# Journal of Mathematics and Statistics

## GAUSSIAN COPULA MARGINAL REGRESSION FOR MODELING EXTREME DATA WITH APPLICATION

Sutikno , Heri Kuswanto and Iis Dewi Ratih

DOI : 10.3844/jmssp.2014.192.200

Journal of Mathematics and Statistics

Volume 10, Issue 2

Pages 192-200

### Abstract

Regression is commonly used to determine the relationship between the response variable and the predictor variable, where the parameters are estimated by Ordinary Least Square (OLS). This method can be used with an assumption that residuals are normally distributed (0, σ2). However, the assumption of normality of the data is often violated due to extreme observations, which are often found in the climate data. Modeling of rice harvested area with rainfall predictor variables allows extreme observations. Therefore, another approximation is necessary to be applied in order to overcome the presence of extreme observations. The method used to solve this problem is a Gaussian Copula Marginal Regression (GCMR), the regression-based Copula. As a case study, the method is applied to model rice harvested area of rice production centers in East Java, Indonesia, covering District: Banyuwangi, Lamongan, Bojonegoro, Ngawi and Jember. Copula is chosen because this method is not strict against the assumption distribution, especially the normal distribution. Moreover, this method can describe dependency on extreme point clearly. The GCMR performance will be compared with OLS and Generalized Linear Models (GLM). The identification result of the dependencies structure between the Rice Harvest per period (RH) and monthly rainfall showed a dependency in all areas of research. It is shown that the real test copula type mostly follows the Gumbel distribution.
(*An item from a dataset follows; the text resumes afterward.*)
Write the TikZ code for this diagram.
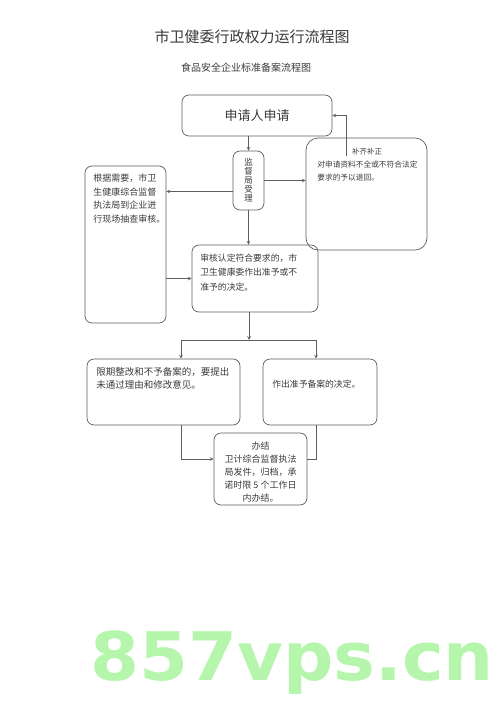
\documentclass[tikz,border=0pt]{standalone}
\usepackage{fontspec}
\setmainfont{Noto Sans CJK SC}
\newfontfamily\markfont{DejaVu Sans}
\definecolor{linegray}{HTML}{5E5E5E}
\definecolor{inkgray}{HTML}{3A3A3A}
\definecolor{markgreen}{RGB}{181,245,172}

\begin{document}
\begin{tikzpicture}[x=1pt,y=-1pt,->,>=stealth,line width=0.7pt,linegray,
    main box/.style={rectangle,rounded corners=7pt,draw=linegray,inner sep=0pt,text=inkgray},
    main text/.style={inner sep=0pt,align=left,anchor=north west,text=inkgray}]
  \useasboundingbox (0,0) rectangle (500,707);

  \node[text=inkgray,font=\fontsize{15}{18}\selectfont] (title) at (252,37) {市卫健委行政权力运行流程图};
  \node[text=inkgray,font=\fontsize{10}{12}\selectfont] (sub) at (246,68) {食品安全企业标准备案流程图};

  \node[main box,minimum width=150pt,minimum height=41pt,font=\fontsize{13}{15}\selectfont] (1) at (257,115.5) {申请人申请};
  \node[main box,minimum width=31pt,minimum height=59pt,align=center,font=\fontsize{8.5}{9}\selectfont] (2) at (248.5,180.5) {监\\督\\局\\受\\理};

  \node[main box,rounded corners=12pt,minimum width=121pt,minimum height=112pt] (3) at (366.5,194) {};
  \node[main text,anchor=center,font=\fontsize{7.5}{9}\selectfont] (3a) at (367,152) {补齐补正};
  \node[main text,font=\fontsize{7.7}{13}\selectfont] (3b) at (317,161) {对申请资料不全或不符合法定\\要求的予以退回。};
  \coordinate (c1) at (346,156);

  \node[main box,minimum width=81pt,minimum height=157pt] (4) at (125.5,244.5) {};
  \node[main text,font=\fontsize{9}{13.7}\selectfont] (4a) at (93,173.5) {根据需要，市卫\\生健康综合监督\\执法局到企业进\\行现场抽查审核。};

  \node[main box,minimum width=126pt,minimum height=67pt] (5) at (255,278.5) {};
  \node[main text,font=\fontsize{8.8}{14.5}\selectfont] (5a) at (200,253.6) {审核认定符合要求的，市\\卫生健康委作出准予或不\\准予的决定。};

  \node[main box,minimum width=153pt,minimum height=66pt] (6) at (163.5,392) {};
  \node[main text,font=\fontsize{9.5}{13}\selectfont] (6a) at (96,367) {限期整改和不予备案的，要提出\\未通过理由和修改意见。};

  \node[main box,minimum width=114pt,minimum height=66pt] (7) at (320,392) {};
  \node[main text,font=\fontsize{8.8}{13}\selectfont] (7a) at (272,379.6) {作出准予备案的决定。};

  \node[main box,minimum width=93pt,minimum height=72pt] (8) at (260.5,469) {};
  \node[main text,align=center,anchor=north,font=\fontsize{9}{13}\selectfont] (8a) at (260.5,441.5) {办结\\卫计综合监督执法\\局发件，归档，承\\诺时限 5 个工作日\\内办结。};

  \coordinate (s) at (249,340);
  \coordinate (sl) at (181,340);
  \coordinate (sr) at (316,340);

  % connectors
  \draw (1.south -| 2.north) -- (2.north);
  \draw (2.east) -- (2.east -| 3.west);
  \draw ([yshift=-11pt]2.west) -- ([yshift=-11pt]2.west -| 4.east);
  \draw (c1) |- (1.east);
  \draw (2.south) -- (2.south |- 5.north);
  \draw (4.east |- 5.west) -- (5.west);
  \draw (5.south -| s) -- (s);
  \draw[-] (sl) -- (sr);
  \draw (sl) -- (sl |- 6.north);
  \draw (sr) -- (sr |- 7.north);
  \draw (sl |- 6.south) |- ([yshift=10pt]8.west);
  \draw[-] (sr |- 7.south) |- ([yshift=10pt]8.east);

  \node[anchor=base west,inner sep=0pt,xscale=1.05,text=markgreen,font=\markfont\bfseries\fontsize{67}{67}\selectfont] (mark) at (90,680) {857vps.cn};
\end{tikzpicture}
\end{document}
While the comparison of the model goodness for rice harvested area in the modeling showed that the method used to model the exact GCMR in five districts RH1 and RH2 in Jember district since its lowest AICc. Looking at the data distribution pattern of response variables, it can be concluded that the GCMR good for modeling the response variable that is not normally distributed and tend to have a large skew.